Starting with the first line of the listing, quote each line exactly until and including the one with "-7.3, -7.0, -6.8];", leaving pictures out.

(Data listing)
--------------------------------------------------
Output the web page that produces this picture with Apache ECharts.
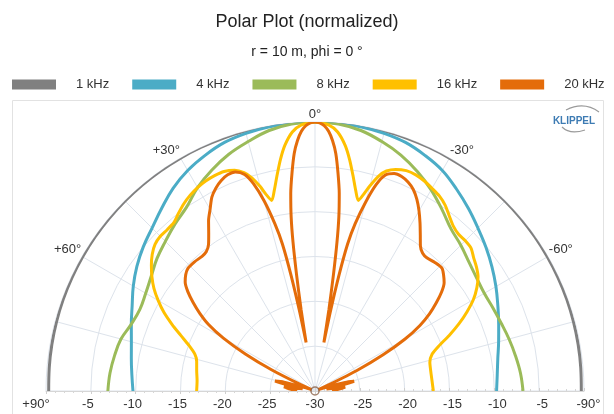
<!DOCTYPE html>
<html>
<head>
<meta charset="utf-8">
<title>Polar Plot (normalized)</title>
<script src="https://cdn.jsdelivr.net/npm/echarts@6/dist/echarts.min.js"></script>
<style>
  html, body { margin: 0; padding: 0; background: #ffffff; }
  #chart { width: 614px; height: 414px; }
</style>
</head>
<body>
<div id="chart"></div>
<script>
// ---- data: sound pressure level (dB, normalized to 0 dB on axis) vs. angle (deg) ----
const seriesNames = ['1 kHz', '4 kHz', '8 kHz', '16 kHz', '20 kHz'];
const seriesColors = ['#808080', '#4bacc6', '#9bbb59', '#ffc000', '#e46c0a'];

// shared angle grid for the smooth low-frequency curves (+90 = left, -90 = right)
const anglesCoarse = [90, 85, 80, 75, 70, 65, 60, 55, 50, 45, 40, 35, 30, 25, 20, 15, 10, 5, 0,
  -5, -10, -15, -20, -25, -30, -35, -40, -45, -50, -55, -60, -65, -70, -75, -80, -85, -90];

const db1k = [-0.3, -0.25, -0.2, -0.16, -0.12, -0.1, -0.08, -0.06, -0.05, -0.04, -0.03, -0.02, -0.01, 0, 0, 0, 0, 0, 0,
  0, 0, 0, 0, 0, -0.01, -0.02, -0.03, -0.04, -0.05, -0.06, -0.08, -0.1, -0.12, -0.16, -0.2, -0.25, -0.3];

const db4k = [-9.7, -9.5, -9.2, -8.8, -8.2, -7.5, -6.6, -5.75, -5.0, -4.3, -3.4, -2.4, -1.6, -1.0, -0.5, -0.25, -0.1, -0.02, 0,
  -0.02, -0.1, -0.25, -0.5, -1.0, -1.6, -2.5, -3.4, -4.3, -5.1, -5.9, -6.7, -7.5, -8.2, -8.8, -9.3, -9.6, -9.75];

const db8k = [-6.9, -7.05, -7.3, -7.6, -8.2, -8.45, -8.2, -7.7, -7.0, -6.4, -5.7, -5.0, -3.8, -2.8, -1.9, -1.2, -0.5, -0.1, 0,
  -0.1, -0.5, -1.2, -2.0, -3.0, -4.1, -5.3, -6.4, -7.0, -7.6, -8.0, -8.2, -8.1, -7.9, -7.6, -7.3, -7.0, -6.8];

const angles16k = [90, 85, 80, 76, 73, 70, 67.5, 65, 62.5, 60, 57.5, 55, 52.5, 50, 47.5, 45, 42.5, 40, 37.5, 35,
  32.5, 30, 27.5, 25, 22.5, 20, 18, 16.5, 15, 14, 12.8, 11.5, 10, 8.5, 7, 5, 3, 0,
  -3, -5, -7, -8.5, -10, -11.5, -12.8, -14, -15, -16.5, -18, -20, -22.5, -25, -27.5, -30, -32.5,
  -35, -37.5, -40, -42.5, -45, -47.5, -50, -52.5, -55, -57.5, -60, -62.5, -65, -67.5, -70, -72.5, -76, -80, -85, -90];
const db16k = [-16.8, -16.8, -16.6, -16.4, -16.0, -15.0, -13.8, -12.4, -11.0, -9.8, -8.7, -7.8, -7.0, -6.3, -5.8, -5.6, -5.6, -5.5, -5.0, -4.5,
  -4.1, -3.8, -3.6, -3.5, -3.5, -3.8, -4.4, -5.2, -6.4, -7.4, -8.2, -7.2, -5.6, -3.9, -2.4, -1.0, -0.3, 0,
  -0.3, -1.0, -2.4, -3.9, -5.6, -7.2, -8.2, -7.3, -6.3, -5.0, -4.2, -3.7, -3.4, -3.4, -3.6, -3.9, -4.2,
  -4.7, -5.4, -6.0, -6.3, -6.3, -6.4, -6.9, -7.3, -7.8, -8.6, -9.6, -10.9, -12.3, -13.8, -15.3, -16.3, -16.8, -16.9, -16.9, -16.8];

const angles20k = [90, 88, 85, 82.5, 80, 78, 76, 74, 71, 68, 66, 64, 62, 60, 58, 56, 54, 52, 50, 48, 46, 43, 40, 38, 36, 34, 32, 30,
  28, 26, 24, 22, 20, 18, 16.5, 15, 13.5, 12.5, 11.7, 11, 10.4, 9.7, 9, 8.4, 7.8, 7, 6, 5, 4, 3, 2, 1, 0,
  -1, -2, -3, -4, -5, -6, -7, -7.8, -8.4, -9, -9.7, -10.4, -11, -11.7, -12.5, -13.5, -15, -16.5, -18, -20, -22, -24, -26, -28,
  -30, -32, -34, -36, -38, -40, -43, -46, -48, -50, -52, -54, -56, -58, -60, -62, -64, -66, -68, -71, -74, -76, -78, -80, -82.5, -85, -88, -90];
const db20k = [-28.0, -27.7, -27.1, -26.5, -28.6, -27.2, -25.4, -26.4, -28.8, -29.6, -28.0, -24.6, -21.2, -18.2, -16.0, -14.5, -13.2, -12.0, -11.1, -10.6, -10.3, -10.3, -10.4, -10.3, -9.8, -8.8, -7.6, -6.6,
  -5.5, -4.8, -4.3, -4.0, -4.0, -4.6, -5.9, -8.0, -10.8, -13.2, -16.8, -20.8, -24.5, -20.8, -16.8, -13.2, -10.4, -7.8, -5.5, -3.4, -2.0, -1.0, -0.4, -0.1, 0,
  -0.1, -0.4, -1.0, -2.0, -3.4, -5.5, -7.8, -10.4, -13.2, -16.8, -20.8, -24.5, -20.8, -16.8, -13.2, -10.8, -8.2, -6.0, -4.7, -4.2, -4.2, -4.5, -5.0, -5.8,
  -6.8, -7.9, -9.0, -10.0, -10.5, -10.6, -10.4, -10.3, -10.7, -11.2, -12.1, -13.3, -14.6, -16.2, -18.4, -21.4, -24.8, -28.2, -29.6, -28.8, -26.5, -25.5, -27.3, -28.7, -26.6, -27.2, -27.8, -28.1];

// tick labels
const angleTickValues = [90, 60, 30, 0, -30, -60, -90];
const angleTickLabels = ['', '+60°', '+30°', '0°', '-30°', '-60°', ''];
const levelEndLabelLeft = '+90°';
const levelEndLabelRight = '-90°';

// ---- chart ----
const FONT = '"Liberation Sans", Arial, sans-serif';
const gridColor = '#dde3eb';
const labelStyle = { fontFamily: FONT, fontSize: 13, color: '#333' };
const chart = echarts.init(document.getElementById('chart'), null, { renderer: 'canvas' });

function pairs(angles, values) {
  return angles.map((a, i) => [values[i], a]);
}

const curves = [
  pairs(anglesCoarse, db1k),
  pairs(anglesCoarse, db4k),
  pairs(anglesCoarse, db8k),
  pairs(angles16k, db16k),
  pairs(angles20k, db20k)
];

const lineSeries = curves.map((d, i) => ({
  name: seriesNames[i],
  type: 'line',
  coordinateSystem: 'polar',
  polarIndex: 0,
  data: d,
  smooth: i >= 3 ? 0.25 : 0.4,
  showSymbol: false,
  symbol: 'none',
  clip: false,
  lineStyle: { color: seriesColors[i], width: 3 },
  itemStyle: { color: seriesColors[i] },
  z: 3 + i
}));

// level labels along the baseline; the end labels sit a little further out
const levelRichLeft = {
  n: Object.assign({ padding: [0, 6, 0, 0] }, labelStyle),
  e: Object.assign({ padding: [0, 20, 0, 0] }, labelStyle)
};
const levelRichRight = {
  n: Object.assign({ padding: [0, 0, 0, 6] }, labelStyle),
  e: Object.assign({ padding: [0, 0, 0, 9] }, labelStyle),
  c: Object.assign({}, labelStyle)
};

const option = {
  animation: false,
  backgroundColor: '#ffffff',
  textStyle: { fontFamily: FONT },
  title: [
    { text: 'Polar Plot (normalized)', left: 'center', top: 8,
      textStyle: { fontFamily: FONT, fontSize: 18, fontWeight: 'normal', color: '#222' } },
    { text: 'r = 10 m, phi = 0 °', left: 'center', top: 40,
      textStyle: { fontFamily: FONT, fontSize: 14, fontWeight: 'normal', color: '#222' } }
  ],
  legend: {
    data: seriesNames,
    left: 7,
    top: 73,
    itemWidth: 44,
    itemHeight: 10,
    itemGap: 23,
    icon: 'rect',
    selectedMode: false,
    textStyle: { fontFamily: FONT, fontSize: 13, color: '#333', padding: [0, 0, 0, 15] }
  },
  graphic: [
    { type: 'rect', shape: { x: 12.5, y: 100.5, width: 591, height: 330 },
      style: { fill: 'none', stroke: '#e2e2e2', lineWidth: 1 }, silent: true, z: 0 },
    { type: 'text', style: { x: 574, y: 121, text: 'KLIPPEL', fill: '#3d7bb3',
        font: 'bold 10px ' + FONT, textAlign: 'center', textVerticalAlign: 'middle' }, silent: true },
    { type: 'bezierCurve', shape: { x1: 566, y1: 110, cpx1: 584, cpy1: 101, x2: 599, y2: 112 },
      style: { fill: 'none', stroke: '#9a9a9a', lineWidth: 1.2 }, silent: true },
    { type: 'bezierCurve', shape: { x1: 562, y1: 127, cpx1: 570, cpy1: 135, x2: 585, y2: 130 },
      style: { fill: 'none', stroke: '#9a9a9a', lineWidth: 1.2 }, silent: true }
  ],
  polar: [
    { center: [315, 391], radius: 269 },
    { center: [315, 391], radius: 269 }
  ],
  angleAxis: [
    {
      polarIndex: 0,
      type: 'value',
      min: -90, max: 90, interval: 15,
      startAngle: 0, endAngle: 180, clockwise: false,
      axisLine: { show: false },
      axisTick: { show: false },
      axisLabel: Object.assign({
        margin: 1,
        formatter: v => {
          const k = angleTickValues.indexOf(v);
          return k >= 0 ? angleTickLabels[k] : '';
        }
      }, labelStyle),
      splitLine: { show: true, lineStyle: { color: gridColor, width: 1 } }
    },
    {
      polarIndex: 1,
      type: 'value',
      min: -90, max: 90,
      startAngle: 180, endAngle: 0, clockwise: true,
      axisLine: { show: false }, axisTick: { show: false },
      axisLabel: { show: false }, splitLine: { show: false }
    }
  ],
  radiusAxis: [
    {
      polarIndex: 0,
      type: 'value',
      min: -30, max: 0, interval: 5,
      axisLine: { show: true, lineStyle: { color: '#d6d6d6', width: 1 } },
      axisTick: { show: true, length: 3, lineStyle: { color: '#cfcfcf' } },
      minorTick: { show: true, splitNumber: 5, length: 2, lineStyle: { color: '#d6d6d6' } },
      axisLabel: Object.assign({
        margin: -20,
        rich: levelRichRight,
        formatter: v => (v === 0 ? '{e|' + levelEndLabelRight + '}'
          : (v === -30 ? '{c|' + v + '}' : '{n|' + v + '}'))
      }, labelStyle),
      splitLine: { show: true, lineStyle: { color: gridColor, width: 1 } }
    },
    {
      polarIndex: 1,
      type: 'value',
      min: -30, max: 0, interval: 5,
      axisLine: { show: true, lineStyle: { color: '#d6d6d6', width: 1 } },
      axisTick: { show: true, length: 3, lineStyle: { color: '#cfcfcf' } },
      minorTick: { show: true, splitNumber: 5, length: 2, lineStyle: { color: '#d6d6d6' } },
      axisLabel: Object.assign({
        margin: 7,
        rich: levelRichLeft,
        formatter: v => (v === 0 ? '{e|' + levelEndLabelLeft + '}'
          : (v === -30 ? '' : '{n|' + v + '}'))
      }, labelStyle),
      splitLine: { show: false }
    }
  ],
  series: lineSeries.concat([{
    name: 'origin',
    type: 'scatter',
    coordinateSystem: 'polar',
    polarIndex: 0,
    data: [[-30, 0]],
    symbol: 'circle',
    symbolSize: 8,
    silent: true,
    itemStyle: { color: 'rgba(0,0,0,0)', borderColor: '#8a6248', borderWidth: 1.5 },
    z: 10
  }])
};

chart.setOption(option);
</script>
</body>
</html>
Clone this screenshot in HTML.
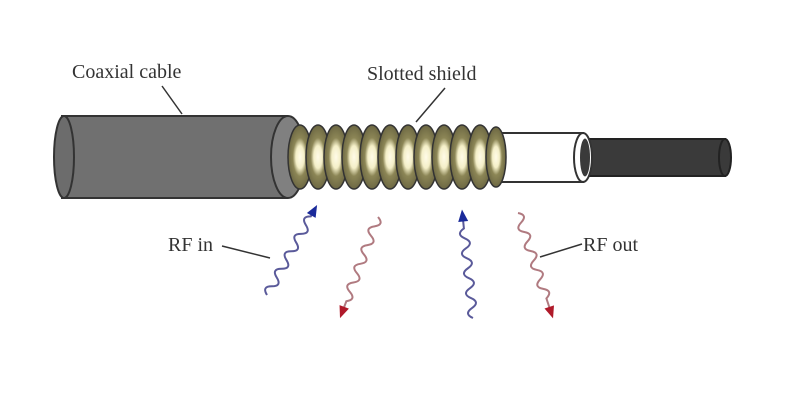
<!DOCTYPE html>
<html><head><meta charset="utf-8"><style>
html,body{margin:0;padding:0;background:#fff;}
svg{display:block;}
text{font-family:"Liberation Serif",serif;fill:#333;}
</style></head><body>
<svg width="800" height="400" viewBox="0 0 800 400" xmlns="http://www.w3.org/2000/svg">
<defs>
<radialGradient id="ring" cx="0.5" cy="0.5" r="0.5">
<stop offset="0" stop-color="#fffbe8"/><stop offset="0.35" stop-color="#f4efc8"/><stop offset="0.6" stop-color="#8c8656"/><stop offset="1" stop-color="#6d6843"/>
</radialGradient>
</defs>
<rect x="580" y="139" width="145" height="37" fill="#3a3a3a" stroke="#222" stroke-width="2"/>
<ellipse cx="725" cy="157.5" rx="6" ry="18.5" fill="#3a3a3a" stroke="#222" stroke-width="2"/>
<rect x="495" y="133" width="88" height="49" fill="#fff" stroke="#333" stroke-width="2"/>
<ellipse cx="583" cy="157.5" rx="9" ry="24.5" fill="#fff" stroke="#333" stroke-width="2"/>
<ellipse cx="585" cy="157.5" rx="5" ry="19" fill="#3a3a3a"/>
<rect x="62" y="116" width="225" height="82" fill="#707070" stroke="#333" stroke-width="2"/>
<ellipse cx="64" cy="157" rx="10" ry="41" fill="#6c6c6c" stroke="#333" stroke-width="2"/>
<ellipse cx="288" cy="157" rx="17" ry="41" fill="#808080" stroke="#333" stroke-width="2"/>
<g stroke="#333" stroke-width="1.5" fill="url(#ring)">
<ellipse cx="300" cy="157" rx="12" ry="32"/>
<ellipse cx="318" cy="157" rx="12" ry="32"/>
<ellipse cx="336" cy="157" rx="12" ry="32"/>
<ellipse cx="354" cy="157" rx="12" ry="32"/>
<ellipse cx="372" cy="157" rx="12" ry="32"/>
<ellipse cx="390" cy="157" rx="12" ry="32"/>
<ellipse cx="408" cy="157" rx="12" ry="32"/>
<ellipse cx="426" cy="157" rx="12" ry="32"/>
<ellipse cx="444" cy="157" rx="12" ry="32"/>
<ellipse cx="462" cy="157" rx="12" ry="32"/>
<ellipse cx="480" cy="157" rx="12" ry="32"/>
<ellipse cx="496" cy="157" rx="10" ry="30"/>
</g>
<text x="72" y="78" font-size="20">Coaxial cable</text>
<line x1="162" y1="86" x2="182" y2="114" stroke="#333" stroke-width="1.5"/>
<text x="367" y="80" font-size="20">Slotted shield</text>
<line x1="445" y1="88" x2="416" y2="122" stroke="#333" stroke-width="1.5"/>
<text x="168" y="251" font-size="20">RF in</text>
<line x1="222" y1="246" x2="270" y2="258" stroke="#333" stroke-width="1.5"/>
<text x="583" y="251" font-size="20">RF out</text>
<line x1="582" y1="244" x2="540" y2="257" stroke="#333" stroke-width="1.5"/>
<g fill="none" stroke-width="2">
<g transform="translate(267,295) rotate(-60.9)">
<path d="M0 0 q5 -9 10 0 t10 0 t10 0 t10 0 t10 0 t10 0 t10 0 t10 0 t10 0 l3 0" stroke="#5a5a9a"/>
<polygon points="103,0 91,-5 91,5" fill="#1a2a9a" stroke="none"/>
</g>
<g transform="translate(378,217) rotate(110.6)">
<path d="M0 0 q5 -9 10 0 t10 0 t10 0 t10 0 t10 0 t10 0 t10 0 t10 0 t10 0 l8 0" stroke="#b07a80"/>
<polygon points="108,0 96,-5 96,5" fill="#b01a2a" stroke="none"/>
</g>
<g transform="translate(473,318) rotate(-95.8)">
<path d="M0 0 q5 -9 10 0 t10 0 t10 0 t10 0 t10 0 t10 0 t10 0 t10 0 t10 0 l9 0" stroke="#5a5a9a"/>
<polygon points="109,0 97,-5 97,5" fill="#1a2a9a" stroke="none"/>
</g>
<g transform="translate(518,213) rotate(71.6)">
<path d="M0 0 q5 -9 10 0 t10 0 t10 0 t10 0 t10 0 t10 0 t10 0 t10 0 t10 0 l10 0" stroke="#b07a80"/>
<polygon points="111,0 99,-5 99,5" fill="#b01a2a" stroke="none"/>
</g>
</g>
</svg>
</body></html>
--------------------------------------------------
**EXERCISE ANSWER**
Output the web page that produces this picture with Apache ECharts.
<!DOCTYPE html>
<html>
<head>
<meta charset="utf-8">
<title>Polar Plot (normalized)</title>
<script src="https://cdn.jsdelivr.net/npm/echarts@6/dist/echarts.min.js"></script>
<style>
  html, body { margin: 0; padding: 0; background: #ffffff; }
  #chart { width: 614px; height: 414px; }
</style>
</head>
<body>
<div id="chart"></div>
<script>
// ---- data: sound pressure level (dB, normalized to 0 dB on axis) vs. angle (deg) ----
const seriesNames = ['1 kHz', '4 kHz', '8 kHz', '16 kHz', '20 kHz'];
const seriesColors = ['#808080', '#4bacc6', '#9bbb59', '#ffc000', '#e46c0a'];

// shared angle grid for the smooth low-frequency curves (+90 = left, -90 = right)
const anglesCoarse = [90, 85, 80, 75, 70, 65, 60, 55, 50, 45, 40, 35, 30, 25, 20, 15, 10, 5, 0,
  -5, -10, -15, -20, -25, -30, -35, -40, -45, -50, -55, -60, -65, -70, -75, -80, -85, -90];

const db1k = [-0.3, -0.25, -0.2, -0.16, -0.12, -0.1, -0.08, -0.06, -0.05, -0.04, -0.03, -0.02, -0.01, 0, 0, 0, 0, 0, 0,
  0, 0, 0, 0, 0, -0.01, -0.02, -0.03, -0.04, -0.05, -0.06, -0.08, -0.1, -0.12, -0.16, -0.2, -0.25, -0.3];

const db4k = [-9.7, -9.5, -9.2, -8.8, -8.2, -7.5, -6.6, -5.75, -5.0, -4.3, -3.4, -2.4, -1.6, -1.0, -0.5, -0.25, -0.1, -0.02, 0,
  -0.02, -0.1, -0.25, -0.5, -1.0, -1.6, -2.5, -3.4, -4.3, -5.1, -5.9, -6.7, -7.5, -8.2, -8.8, -9.3, -9.6, -9.75];

const db8k = [-6.9, -7.05, -7.3, -7.6, -8.2, -8.45, -8.2, -7.7, -7.0, -6.4, -5.7, -5.0, -3.8, -2.8, -1.9, -1.2, -0.5, -0.1, 0,
  -0.1, -0.5, -1.2, -2.0, -3.0, -4.1, -5.3, -6.4, -7.0, -7.6, -8.0, -8.2, -8.1, -7.9, -7.6, -7.3, -7.0, -6.8];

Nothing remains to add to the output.